This sample shows how to combine Fulltext search in Azure SQL database with BM25 ranking and cosine similarity ranking to do hybrid search.
In this sample the local model multi-qa-MiniLM-L6-cos-v1 to generate embeddings. The Python script ./python/hybrid_search.py
shows how to
- use Python to generate the embeddings
- do similarity search in Azure SQL database
- use Fulltext search in Azure SQL database with BM25 ranking
- do re-ranking applying Reciprocal Rank Fusion (RRF) to combine the BM25 ranking with the cosine similarity ranking
Make sure to setup the database for this sample using the ./python/00-setup-database.sql
script. Database can be either an Azure SQL DB or a SQL Server database. Once the database has been created, you can run the ./python/hybrid_search.py
script to do the hybrid search:
First, set up the virtual environment and install the required packages:
python -m venv .venv
Activate the virtual environment and then install the required packages:
pip install -r requirements.txt
Create an environment file .env
with the connection string to Azure SQL database. You can use the .env.sample
as a starting point.
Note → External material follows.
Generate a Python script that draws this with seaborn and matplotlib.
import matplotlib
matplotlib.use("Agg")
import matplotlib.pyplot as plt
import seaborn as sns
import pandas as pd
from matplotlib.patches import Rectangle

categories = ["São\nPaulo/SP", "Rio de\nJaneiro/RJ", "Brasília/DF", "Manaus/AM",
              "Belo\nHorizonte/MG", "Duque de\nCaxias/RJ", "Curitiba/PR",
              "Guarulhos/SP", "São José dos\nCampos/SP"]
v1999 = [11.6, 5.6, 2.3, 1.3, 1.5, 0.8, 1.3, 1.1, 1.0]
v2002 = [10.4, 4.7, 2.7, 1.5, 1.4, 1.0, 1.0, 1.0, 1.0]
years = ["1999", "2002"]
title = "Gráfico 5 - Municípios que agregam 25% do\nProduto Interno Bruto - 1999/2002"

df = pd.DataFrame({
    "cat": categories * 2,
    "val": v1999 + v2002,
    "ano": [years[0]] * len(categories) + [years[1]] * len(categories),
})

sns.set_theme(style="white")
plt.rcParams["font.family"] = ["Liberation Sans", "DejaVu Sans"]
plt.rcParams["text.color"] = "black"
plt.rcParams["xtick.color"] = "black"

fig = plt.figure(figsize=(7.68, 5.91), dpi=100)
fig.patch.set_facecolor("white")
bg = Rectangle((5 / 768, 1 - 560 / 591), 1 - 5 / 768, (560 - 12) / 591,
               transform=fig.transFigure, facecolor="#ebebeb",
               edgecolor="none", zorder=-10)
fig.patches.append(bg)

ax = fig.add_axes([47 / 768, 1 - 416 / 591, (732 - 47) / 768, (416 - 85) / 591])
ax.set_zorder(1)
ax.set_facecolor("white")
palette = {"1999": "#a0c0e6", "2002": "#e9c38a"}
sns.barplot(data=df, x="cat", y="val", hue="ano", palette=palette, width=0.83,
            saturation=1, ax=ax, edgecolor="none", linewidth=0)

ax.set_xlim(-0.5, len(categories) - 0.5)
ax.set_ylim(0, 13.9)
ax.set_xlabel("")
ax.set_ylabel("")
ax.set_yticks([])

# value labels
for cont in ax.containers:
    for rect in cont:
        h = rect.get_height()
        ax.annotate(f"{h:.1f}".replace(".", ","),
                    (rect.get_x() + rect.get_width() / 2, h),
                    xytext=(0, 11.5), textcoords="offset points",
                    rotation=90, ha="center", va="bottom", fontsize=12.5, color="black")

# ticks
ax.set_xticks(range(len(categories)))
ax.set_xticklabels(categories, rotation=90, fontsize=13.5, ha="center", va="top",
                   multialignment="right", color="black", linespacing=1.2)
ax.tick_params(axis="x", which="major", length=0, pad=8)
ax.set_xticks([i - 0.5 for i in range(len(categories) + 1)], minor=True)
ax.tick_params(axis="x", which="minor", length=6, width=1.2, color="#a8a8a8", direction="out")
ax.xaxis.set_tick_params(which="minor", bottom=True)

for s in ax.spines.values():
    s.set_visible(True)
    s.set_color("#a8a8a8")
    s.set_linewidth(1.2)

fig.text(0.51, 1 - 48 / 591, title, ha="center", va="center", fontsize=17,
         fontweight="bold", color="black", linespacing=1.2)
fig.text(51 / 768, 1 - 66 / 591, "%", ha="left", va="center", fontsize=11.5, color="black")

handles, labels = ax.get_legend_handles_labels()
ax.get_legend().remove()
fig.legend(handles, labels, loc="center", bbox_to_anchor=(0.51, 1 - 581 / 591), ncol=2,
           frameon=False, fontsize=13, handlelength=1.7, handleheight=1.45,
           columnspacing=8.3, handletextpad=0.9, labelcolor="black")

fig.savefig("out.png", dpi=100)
The sample .env
file shows how to use Entra ID to connect to the database, which looks like:
MSSQL='Driver={ODBC Driver 18 for SQL Server};Server=tcp:<server>,1433;Database=<database>;Encrypt=yes;TrustServerCertificate=no;Connection Timeout=30;LongAsMax=yes;'
If you want to use SQL Authentication the connection string would instead look like the following:
MSSQL='Driver={ODBC Driver 18 for SQL Server};Server=tcp:<server>,1433;Database=<database>;UID=<user>;PWD=<password>;Encrypt=yes;TrustServerCertificate=yes;Connection Timeout=30;LongAsMax=yes;'
Then run the script:
python hybrid_search.py